The architect for their new offices is Van Auken Akins Architects LLC, located across Euclid Avenue in the Hanna Building. Separate permit applications will be filed for constructing the offices, according to today’s demolition permit application that was submitted by Van Aukin Akins. Whiting Turner, also of Cleveland, is the office project’s general contractor, according to the demolition permit application.

“We have not determined an exact move date yet,” McGahan said. “Our lease at 200 Public Square runs through April 2025, and we saw an opportunity to design a great new space that increases opportunities for collaboration and technology suited for the future of work in the vibrant Playhouse Square District.”

A separate file was created today on the city Building Department’s web portal titled “Bulkley Building Residential” and updated with more information and filings on March 20. A source familiar with the project said that Liberty Development Co. of Westlake is the developer of the apartments. That was confirmed in documents submitted to the city March 20 as part of the permit applications.

Lobby of the Bulkley Building in downtown Cleveland’s Playhouse Square theater district (CRESCO/PHS).

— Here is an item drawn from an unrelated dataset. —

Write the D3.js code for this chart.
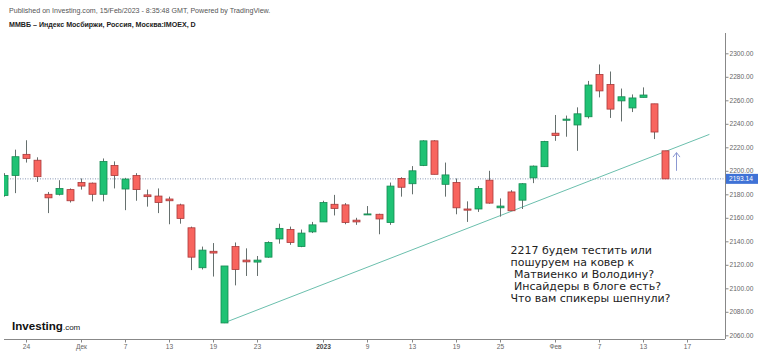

Liberty, founded in 1996, has mostly new-construction, suburban projects to its credit. However Liberty recently acquired and renovated the eight-story Union Building, 1836 Euclid, that was built in 1905. The 85,000-square-foot office building with ground-floor retail was renovated for $25 million. An e-mail sent by NEOtrans to Liberty’s general mailbox was not responded to prior to publication of this article.

Parking for the new apartments and Dix & Eaton’s offices will be provided at a 900-space multilevel garage, 1450 Chester Ave. That parking deck is accessed via an enclosed walkway from a 45,000-square-foot addition to The Bulkley built a decade ago. The walkway from The Bulkley’s addition extends over Dodge Court to the parking garage.

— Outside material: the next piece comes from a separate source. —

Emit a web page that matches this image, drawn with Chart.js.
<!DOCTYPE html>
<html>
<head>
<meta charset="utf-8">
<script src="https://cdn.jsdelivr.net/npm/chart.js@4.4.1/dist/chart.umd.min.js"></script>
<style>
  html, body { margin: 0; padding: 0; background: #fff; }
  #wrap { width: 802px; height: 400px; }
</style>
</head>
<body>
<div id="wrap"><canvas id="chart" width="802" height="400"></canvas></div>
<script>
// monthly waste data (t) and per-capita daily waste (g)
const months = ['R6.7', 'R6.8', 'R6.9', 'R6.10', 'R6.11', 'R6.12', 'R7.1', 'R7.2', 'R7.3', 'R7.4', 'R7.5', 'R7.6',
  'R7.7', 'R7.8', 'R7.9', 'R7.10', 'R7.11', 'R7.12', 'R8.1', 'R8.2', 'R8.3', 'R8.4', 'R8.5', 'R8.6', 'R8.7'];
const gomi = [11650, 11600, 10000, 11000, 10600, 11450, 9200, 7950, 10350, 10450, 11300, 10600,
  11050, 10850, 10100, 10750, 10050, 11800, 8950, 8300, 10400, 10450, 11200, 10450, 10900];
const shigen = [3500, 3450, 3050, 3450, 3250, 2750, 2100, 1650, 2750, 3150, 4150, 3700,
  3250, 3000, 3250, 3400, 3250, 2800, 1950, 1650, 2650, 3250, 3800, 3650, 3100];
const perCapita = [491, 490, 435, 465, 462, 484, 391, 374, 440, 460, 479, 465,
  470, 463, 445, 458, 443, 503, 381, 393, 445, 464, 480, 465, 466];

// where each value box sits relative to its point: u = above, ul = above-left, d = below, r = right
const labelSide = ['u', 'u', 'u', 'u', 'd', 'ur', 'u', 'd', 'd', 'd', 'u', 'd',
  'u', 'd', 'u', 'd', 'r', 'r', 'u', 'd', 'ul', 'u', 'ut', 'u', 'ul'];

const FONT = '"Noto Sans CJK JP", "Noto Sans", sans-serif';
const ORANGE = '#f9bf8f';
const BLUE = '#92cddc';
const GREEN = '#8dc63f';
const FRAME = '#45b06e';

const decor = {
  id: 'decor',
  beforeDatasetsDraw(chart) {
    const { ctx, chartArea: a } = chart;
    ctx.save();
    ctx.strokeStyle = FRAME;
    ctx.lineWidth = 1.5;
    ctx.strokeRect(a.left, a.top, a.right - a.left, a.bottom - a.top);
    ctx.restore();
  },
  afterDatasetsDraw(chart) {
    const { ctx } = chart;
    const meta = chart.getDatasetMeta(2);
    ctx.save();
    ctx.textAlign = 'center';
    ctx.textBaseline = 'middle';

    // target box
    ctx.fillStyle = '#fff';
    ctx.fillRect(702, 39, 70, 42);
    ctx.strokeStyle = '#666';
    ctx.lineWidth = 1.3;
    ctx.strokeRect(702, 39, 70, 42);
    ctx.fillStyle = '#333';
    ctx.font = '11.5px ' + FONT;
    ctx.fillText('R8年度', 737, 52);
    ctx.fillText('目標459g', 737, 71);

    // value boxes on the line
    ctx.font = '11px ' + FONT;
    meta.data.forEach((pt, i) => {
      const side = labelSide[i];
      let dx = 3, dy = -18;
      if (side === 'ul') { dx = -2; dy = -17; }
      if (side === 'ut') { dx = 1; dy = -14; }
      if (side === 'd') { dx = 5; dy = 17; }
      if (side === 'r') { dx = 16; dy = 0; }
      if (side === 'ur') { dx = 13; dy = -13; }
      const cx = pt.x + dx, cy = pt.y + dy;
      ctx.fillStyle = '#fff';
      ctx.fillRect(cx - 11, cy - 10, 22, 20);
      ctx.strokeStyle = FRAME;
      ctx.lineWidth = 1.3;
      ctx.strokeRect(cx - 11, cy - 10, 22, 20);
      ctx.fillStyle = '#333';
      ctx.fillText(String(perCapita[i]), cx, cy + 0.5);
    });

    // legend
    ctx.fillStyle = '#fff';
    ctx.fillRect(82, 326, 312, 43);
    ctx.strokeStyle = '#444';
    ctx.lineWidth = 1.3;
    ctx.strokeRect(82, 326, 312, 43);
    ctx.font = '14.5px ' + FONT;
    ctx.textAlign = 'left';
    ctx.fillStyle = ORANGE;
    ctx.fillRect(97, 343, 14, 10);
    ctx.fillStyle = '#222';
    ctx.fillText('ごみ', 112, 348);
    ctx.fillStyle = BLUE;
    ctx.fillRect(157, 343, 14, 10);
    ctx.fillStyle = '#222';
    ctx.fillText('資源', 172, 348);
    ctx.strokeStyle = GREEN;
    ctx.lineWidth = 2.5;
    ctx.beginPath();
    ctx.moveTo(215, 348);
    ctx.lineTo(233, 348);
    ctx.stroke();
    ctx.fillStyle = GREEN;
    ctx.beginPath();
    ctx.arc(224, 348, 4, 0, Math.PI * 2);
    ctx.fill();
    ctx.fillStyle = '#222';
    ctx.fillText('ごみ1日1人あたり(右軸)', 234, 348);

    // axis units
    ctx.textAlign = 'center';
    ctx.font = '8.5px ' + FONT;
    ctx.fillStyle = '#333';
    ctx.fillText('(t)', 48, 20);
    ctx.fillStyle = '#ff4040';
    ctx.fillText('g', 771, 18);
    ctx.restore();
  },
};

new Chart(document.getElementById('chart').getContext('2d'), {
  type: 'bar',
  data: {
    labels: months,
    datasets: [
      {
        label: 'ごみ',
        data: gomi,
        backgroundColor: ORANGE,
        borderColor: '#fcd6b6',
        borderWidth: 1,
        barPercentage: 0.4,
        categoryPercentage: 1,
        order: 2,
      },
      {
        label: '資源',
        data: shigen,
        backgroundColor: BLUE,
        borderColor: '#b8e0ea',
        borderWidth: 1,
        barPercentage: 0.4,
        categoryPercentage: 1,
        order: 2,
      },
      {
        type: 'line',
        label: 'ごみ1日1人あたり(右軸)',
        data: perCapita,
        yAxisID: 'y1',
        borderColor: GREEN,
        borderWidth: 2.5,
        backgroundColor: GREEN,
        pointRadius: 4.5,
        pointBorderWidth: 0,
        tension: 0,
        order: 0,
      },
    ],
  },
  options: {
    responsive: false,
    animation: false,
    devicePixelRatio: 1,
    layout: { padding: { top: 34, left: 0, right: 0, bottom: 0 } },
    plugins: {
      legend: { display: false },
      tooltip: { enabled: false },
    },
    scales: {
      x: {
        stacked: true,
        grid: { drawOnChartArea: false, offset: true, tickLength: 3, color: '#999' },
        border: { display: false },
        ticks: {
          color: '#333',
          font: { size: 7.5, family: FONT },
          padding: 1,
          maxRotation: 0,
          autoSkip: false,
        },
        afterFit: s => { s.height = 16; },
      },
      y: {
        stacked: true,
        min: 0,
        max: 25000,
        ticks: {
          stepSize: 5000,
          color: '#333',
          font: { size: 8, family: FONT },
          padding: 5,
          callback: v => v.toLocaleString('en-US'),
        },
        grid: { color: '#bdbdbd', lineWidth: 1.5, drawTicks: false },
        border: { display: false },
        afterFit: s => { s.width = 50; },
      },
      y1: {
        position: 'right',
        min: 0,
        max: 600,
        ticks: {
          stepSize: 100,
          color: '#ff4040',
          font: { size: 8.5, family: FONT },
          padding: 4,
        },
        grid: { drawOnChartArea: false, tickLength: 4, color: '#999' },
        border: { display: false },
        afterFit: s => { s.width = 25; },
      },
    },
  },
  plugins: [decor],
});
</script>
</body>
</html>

One of the sources said the residential project is a follow-on to the Playhouse Square Foundation’s success in constructing and leasing The Lumen apartments, a 34-story, 396-foot-tall skyscraper at 1600 Euclid. The building started leasing just as the pandemic hit in March 2020. The building formally opened later that summer and, despite the pandemic and the civil unrest following the police murder of George Floyd, the building leased out its 318 apartments in less than one year. Apartments are priced at the top-of-the-market monthly rents of roughly $3 per square foot.

Proposed floor plans for the offices of Dix & Eaton which seeks to relocate to the eighth and ninth floors of the Bulkley Building (VAA).

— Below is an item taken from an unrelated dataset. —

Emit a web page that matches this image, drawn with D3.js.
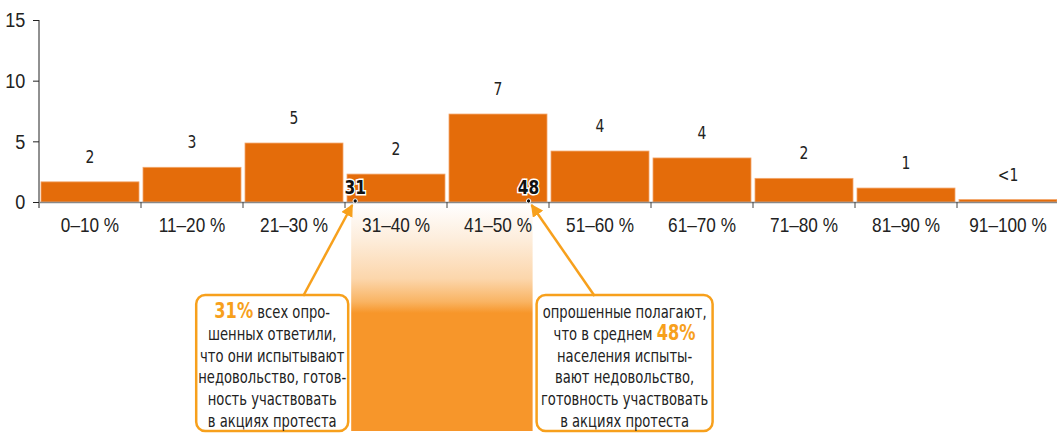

The Bulkley measures a total of 172,362 square feet, according to Property Shark. The same website, which was last updated on March 10, reports that 80,082 square feet remained available for lease in the building. The Bulkley, named after Senator Robert Johns Bulkley, was built in 1921. Leasing for the building is handled by real estate brokerage CRESCO. An e-mail sent to Nathan Kelly, president and managing director of CRESCO Real Estate’s Greater Cleveland office, was not answered prior to publication.

On the ground floor of The Bulkley is a lobby for the Allen Theater as well several restaurant spaces and a retail space for the Playhouse Square Foundation. No building Department applications have been filed to suggest that those spaces are subject to any significant use changes or renovation work at this time. However, new marquees are being added to the Allen Theater as well as the other four theaters in Playhouse Square which has one of the largest seating capacities of any theater district in the nation.

The addition of approximately 84 apartments, while small in number, is expected to add to the 18-hour vibrancy of Playhouse Square. And it will help boost Greater Cleveland’s lagging numbers of apartments under construction. According to a recent report, Greater Cleveland had the fewest apartments under construction of any major metro area in the fourth quarter of 2022.